**BRIEF**. Include the line containing "d.i === highlight" and all lines before it, repeated exactly from the listing below, without pictures.

⟨

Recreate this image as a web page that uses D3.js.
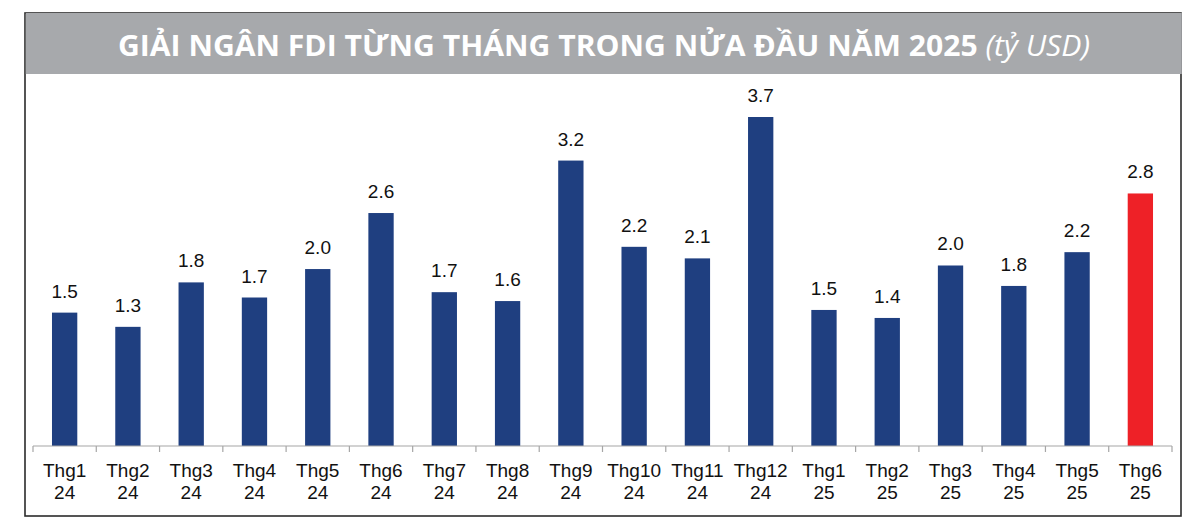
<!DOCTYPE html>
<head>
  <meta charset="utf-8">
  <script src="https://d3js.org/d3.v7.min.js"></script>
  <style>
    body { margin: 0; background: #fff; }
    svg { display: block; }
  </style>
</head>
<body>
  <svg width="1200" height="532"></svg>
  <script>
  var months = ["Thg1", "Thg2", "Thg3", "Thg4", "Thg5", "Thg6", "Thg7", "Thg8", "Thg9",
                "Thg10", "Thg11", "Thg12", "Thg1", "Thg2", "Thg3", "Thg4", "Thg5", "Thg6"];
  var years = ["24", "24", "24", "24", "24", "24", "24", "24", "24",
               "24", "24", "24", "25", "25", "25", "25", "25", "25"];
  var values = [1.5, 1.34, 1.84, 1.67, 1.99, 2.62, 1.73, 1.63, 3.21,
                2.24, 2.11, 3.70, 1.53, 1.44, 2.03, 1.80, 2.18, 2.84];
  var highlight = 17; // last month in red

  var svg = d3.select("svg");
  var data = values.map(function(v, i) { return { i: i, m: months[i], y: years[i], v: v }; });

  // frame + banner
  svg.append("rect").attr("x", 25).attr("y", 13).attr("width", 1156).attr("height", 503)
    .attr("fill", "#fff").attr("stroke", "#2b2b2b").attr("stroke-width", 1.6);
  svg.append("rect").attr("x", 25.8).attr("y", 13).attr("width", 1156).attr("height", 61)
    .attr("fill", "#a7a9ac");

  var title = svg.append("text").attr("x", 604).attr("y", 56)
    .attr("text-anchor", "middle").attr("fill", "#fff")
    .style("font-family", "'Open Sans', sans-serif").style("font-size", "29px");
  title.append("tspan").attr("font-weight", "bold").text("GIẢI NGÂN FDI TỪNG THÁNG TRONG NỬA ĐẦU NĂM 2025 ");
  title.append("tspan").attr("font-style", "italic").text("(tỷ USD)");
  title.attr("textLength", 972).attr("lengthAdjust", "spacingAndGlyphs");

  var x = d3.scaleBand().domain(d3.range(values.length)).range([33, 1172]).paddingInner(0.6).paddingOuter(0.3);
  var y = d3.scaleLinear().domain([0, 3.7]).range([446, 117]);

  svg.append("g").selectAll("rect").data(data).enter().append("rect")
    .attr("x", function(d) { return x(d.i); })
    .attr("width", x.bandwidth())
    .attr("y", function(d) { return y(d.v); })
    .attr("height", function(d) { return y(0) - y(d.v); })
    .attr("fill", function(d) { return d.i === highlight ? "#ee2127" : "#1f3f80"; });

  svg.append("g").selectAll("text").data(data).enter().append("text")
    .attr("x", function(d) { return x(d.i) + x.bandwidth() / 2; })
    .attr("y", function(d) { return y(d.v) - 15; })
    .attr("text-anchor", "middle").attr("fill", "#111")
    .style("font-family", "'Liberation Sans', Arial, sans-serif").style("font-size", "19px")
    .text(function(d) { return d.v.toFixed(1); });

  // axis
  var step = x.step();
  var axis = svg.append("g").attr("stroke", "#a6a6a6").attr("stroke-width", 1.2);
  axis.append("line").attr("x1", 33).attr("x2", 1172).attr("y1", 446).attr("y2", 446);
  axis.selectAll("line.tick").data(d3.range(values.length + 1)).enter().append("line")
    .attr("class", "tick")
    .attr("x1", function(d) { return 33 + d * step; })
    .attr("x2", function(d) { return 33 + d * step; })
    .attr("y1", 446).attr("y2", 452);

  var lab = svg.append("g").selectAll("text").data(data).enter().append("text")
    .attr("text-anchor", "middle").attr("fill", "#111")
    .style("font-family", "'Liberation Sans', Arial, sans-serif").style("font-size", "19px");
  lab.append("tspan")
    .attr("x", function(d) { return x(d.i) + x.bandwidth() / 2; })
    .attr("y", 477).text(function(d) { return d.m; });
  lab.append("tspan")
    .attr("x", function(d) { return x(d.i) + x.bandwidth() / 2; })
    .attr("y", 499).text(function(d) { return d.y; });
  </script>
</body>
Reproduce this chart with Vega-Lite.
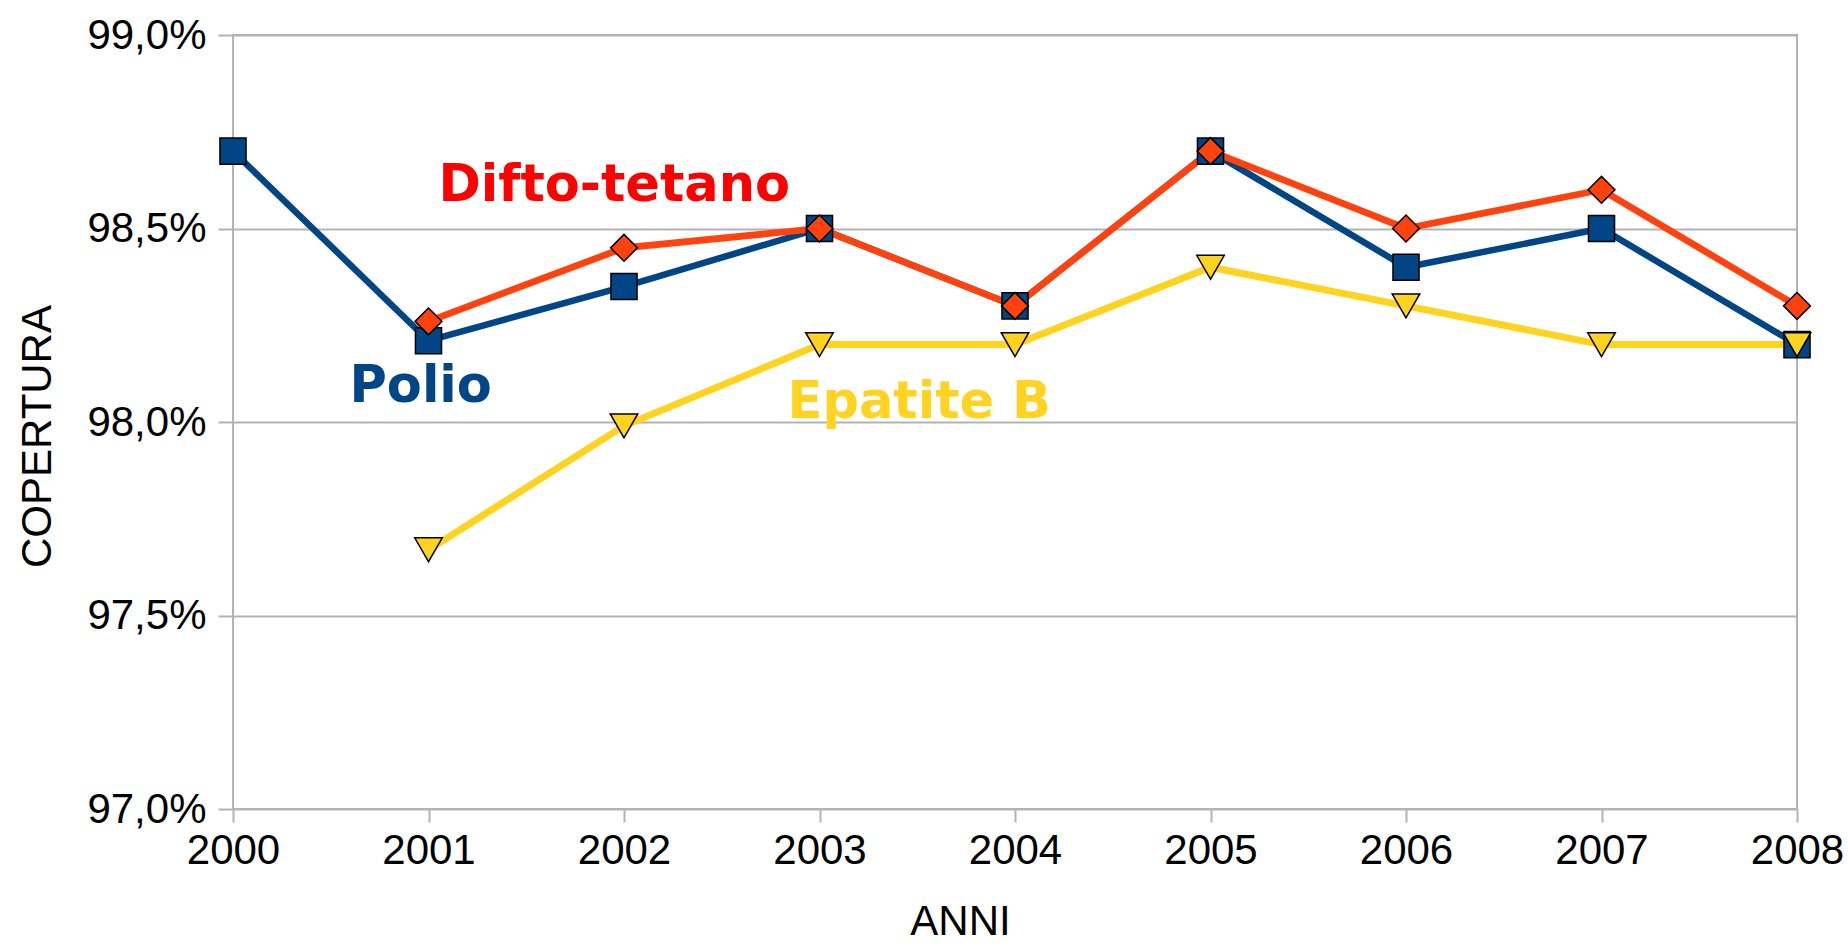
{
  "$schema": "https://vega.github.io/schema/vega-lite/v6.json",
  "width": 1564,
  "height": 774,
  "autosize": {"type": "none"},
  "padding": {"left": 233, "top": 35, "right": 51, "bottom": 136},
  "background": "white",
  "config": {
    "view": {"stroke": "#b3b3b3", "strokeWidth": 2},
    "font": "Liberation Sans"
  },
  "datasets": {
    "series": [
      {"serie": "Polio", "anno": 2000, "copertura": 98.7},
      {"serie": "Polio", "anno": 2001, "copertura": 98.21},
      {"serie": "Polio", "anno": 2002, "copertura": 98.35},
      {"serie": "Polio", "anno": 2003, "copertura": 98.5},
      {"serie": "Polio", "anno": 2004, "copertura": 98.3},
      {"serie": "Polio", "anno": 2005, "copertura": 98.7},
      {"serie": "Polio", "anno": 2006, "copertura": 98.4},
      {"serie": "Polio", "anno": 2007, "copertura": 98.5},
      {"serie": "Polio", "anno": 2008, "copertura": 98.2},
      {"serie": "Difto-tetano", "anno": 2001, "copertura": 98.26},
      {"serie": "Difto-tetano", "anno": 2002, "copertura": 98.45},
      {"serie": "Difto-tetano", "anno": 2003, "copertura": 98.5},
      {"serie": "Difto-tetano", "anno": 2004, "copertura": 98.3},
      {"serie": "Difto-tetano", "anno": 2005, "copertura": 98.7},
      {"serie": "Difto-tetano", "anno": 2006, "copertura": 98.5},
      {"serie": "Difto-tetano", "anno": 2007, "copertura": 98.6},
      {"serie": "Difto-tetano", "anno": 2008, "copertura": 98.3},
      {"serie": "Epatite B", "anno": 2001, "copertura": 97.67},
      {"serie": "Epatite B", "anno": 2002, "copertura": 97.99},
      {"serie": "Epatite B", "anno": 2003, "copertura": 98.2},
      {"serie": "Epatite B", "anno": 2004, "copertura": 98.2},
      {"serie": "Epatite B", "anno": 2005, "copertura": 98.4},
      {"serie": "Epatite B", "anno": 2006, "copertura": 98.3},
      {"serie": "Epatite B", "anno": 2007, "copertura": 98.2},
      {"serie": "Epatite B", "anno": 2008, "copertura": 98.2}
    ],
    "labels": [
      {"serie": "Difto-tetano", "anno": 2001.95, "copertura": 98.61},
      {"serie": "Polio", "anno": 2000.96, "copertura": 98.09},
      {"serie": "Epatite B", "anno": 2003.51, "copertura": 98.05}
    ]
  },
  "encoding": {
    "x": {
      "field": "anno",
      "type": "quantitative",
      "scale": {"domain": [2000, 2008], "nice": false, "zero": false},
      "axis": {
        "title": "ANNI",
        "values": [2000, 2001, 2002, 2003, 2004, 2005, 2006, 2007, 2008],
        "format": "d",
        "grid": false,
        "domain": false,
        "tickColor": "#b3b3b3",
        "tickWidth": 2,
        "tickSize": 13,
        "labelPadding": 8,
        "labelFontSize": 42,
        "labelColor": "black",
        "labelOverlap": false,
        "labelFlush": false,
        "titleFontSize": 42,
        "titleFontWeight": "normal",
        "titleColor": "black",
        "titleX": 727,
        "titleY": 125,
        "titleBaseline": "alphabetic"
      }
    },
    "y": {
      "field": "copertura",
      "type": "quantitative",
      "scale": {"domain": [97, 99], "nice": false, "zero": false},
      "axis": {
        "title": "COPERTURA",
        "values": [97, 97.5, 98, 98.5, 99],
        "labelExpr": "replace(format(datum.value, '.1f'), '.', ',') + '%'",
        "grid": true,
        "gridColor": "#b3b3b3",
        "gridWidth": 2,
        "domain": false,
        "tickColor": "#b3b3b3",
        "tickWidth": 2,
        "tickSize": 15,
        "labelPadding": 12,
        "labelFontSize": 42,
        "labelColor": "black",
        "titleFontSize": 42,
        "titleFontWeight": "normal",
        "titleColor": "black",
        "titleX": -183,
        "titleY": 401,
        "titleBaseline": "alphabetic",
        "titleAngle": -90
      }
    }
  },
  "layer": [
    {
      "data": {"name": "series"},
      "mark": {"type": "line", "strokeJoin": "miter"},
      "encoding": {
        "color": {
          "field": "serie",
          "type": "nominal",
          "scale": {"domain": ["Polio", "Difto-tetano", "Epatite B"], "range": ["#004586", "#ff420e", "#ffd320"]},
          "legend": null
        },
        "strokeWidth": {
          "field": "serie",
          "type": "nominal",
          "scale": {"domain": ["Polio", "Difto-tetano", "Epatite B"], "range": [6.5, 7, 8.5]},
          "legend": null
        },
        "order": {"field": "anno"}
      }
    },
    {
      "data": {"name": "series"},
      "mark": {"type": "point", "filled": true, "opacity": 1, "stroke": "black", "strokeWidth": 1.5},
      "encoding": {
        "fill": {
          "field": "serie",
          "type": "nominal",
          "scale": {"domain": ["Polio", "Difto-tetano", "Epatite B"], "range": ["#004586", "#ff420e", "#ffd320"]},
          "legend": null
        },
        "shape": {
          "field": "serie",
          "type": "nominal",
          "scale": {"domain": ["Polio", "Difto-tetano", "Epatite B"], "range": ["square", "diamond", "triangle-down"]},
          "legend": null
        },
        "size": {
          "field": "serie",
          "type": "nominal",
          "scale": {"domain": ["Polio", "Difto-tetano", "Epatite B"], "range": [680, 760, 720]},
          "legend": null
        }
      }
    },
    {
      "data": {"name": "labels"},
      "mark": {"type": "text", "font": "DejaVu Sans", "fontWeight": "bold", "fontSize": 51, "baseline": "middle", "align": "center"},
      "encoding": {
        "text": {"field": "serie"},
        "color": {
          "field": "serie",
          "type": "nominal",
          "scale": {"domain": ["Polio", "Difto-tetano", "Epatite B"], "range": ["#004586", "#ff0000", "#ffd320"]},
          "legend": null
        }
      }
    }
  ],
  "resolve": {"scale": {"color": "independent"}}
}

⟩

**FINISHED ANSWER**.
Recreate this image as a web page that uses D3.js.
<!DOCTYPE html>
<head>
  <meta charset="utf-8">
  <script src="https://d3js.org/d3.v7.min.js"></script>
  <style>
    body { margin: 0; background: #fff; }
    svg { display: block; }
  </style>
</head>
<body>
  <svg width="1200" height="532"></svg>
  <script>
  var months = ["Thg1", "Thg2", "Thg3", "Thg4", "Thg5", "Thg6", "Thg7", "Thg8", "Thg9",
                "Thg10", "Thg11", "Thg12", "Thg1", "Thg2", "Thg3", "Thg4", "Thg5", "Thg6"];
  var years = ["24", "24", "24", "24", "24", "24", "24", "24", "24",
               "24", "24", "24", "25", "25", "25", "25", "25", "25"];
  var values = [1.5, 1.34, 1.84, 1.67, 1.99, 2.62, 1.73, 1.63, 3.21,
                2.24, 2.11, 3.70, 1.53, 1.44, 2.03, 1.80, 2.18, 2.84];
  var highlight = 17; // last month in red

  var svg = d3.select("svg");
  var data = values.map(function(v, i) { return { i: i, m: months[i], y: years[i], v: v }; });

  // frame + banner
  svg.append("rect").attr("x", 25).attr("y", 13).attr("width", 1156).attr("height", 503)
    .attr("fill", "#fff").attr("stroke", "#2b2b2b").attr("stroke-width", 1.6);
  svg.append("rect").attr("x", 25.8).attr("y", 13).attr("width", 1156).attr("height", 61)
    .attr("fill", "#a7a9ac");

  var title = svg.append("text").attr("x", 604).attr("y", 56)
    .attr("text-anchor", "middle").attr("fill", "#fff")
    .style("font-family", "'Open Sans', sans-serif").style("font-size", "29px");
  title.append("tspan").attr("font-weight", "bold").text("GIẢI NGÂN FDI TỪNG THÁNG TRONG NỬA ĐẦU NĂM 2025 ");
  title.append("tspan").attr("font-style", "italic").text("(tỷ USD)");
  title.attr("textLength", 972).attr("lengthAdjust", "spacingAndGlyphs");

  var x = d3.scaleBand().domain(d3.range(values.length)).range([33, 1172]).paddingInner(0.6).paddingOuter(0.3);
  var y = d3.scaleLinear().domain([0, 3.7]).range([446, 117]);

  svg.append("g").selectAll("rect").data(data).enter().append("rect")
    .attr("x", function(d) { return x(d.i); })
    .attr("width", x.bandwidth())
    .attr("y", function(d) { return y(d.v); })
    .attr("height", function(d) { return y(0) - y(d.v); })
    .attr("fill", function(d) { return d.i === highlight ? "#ee2127" : "#1f3f80"; });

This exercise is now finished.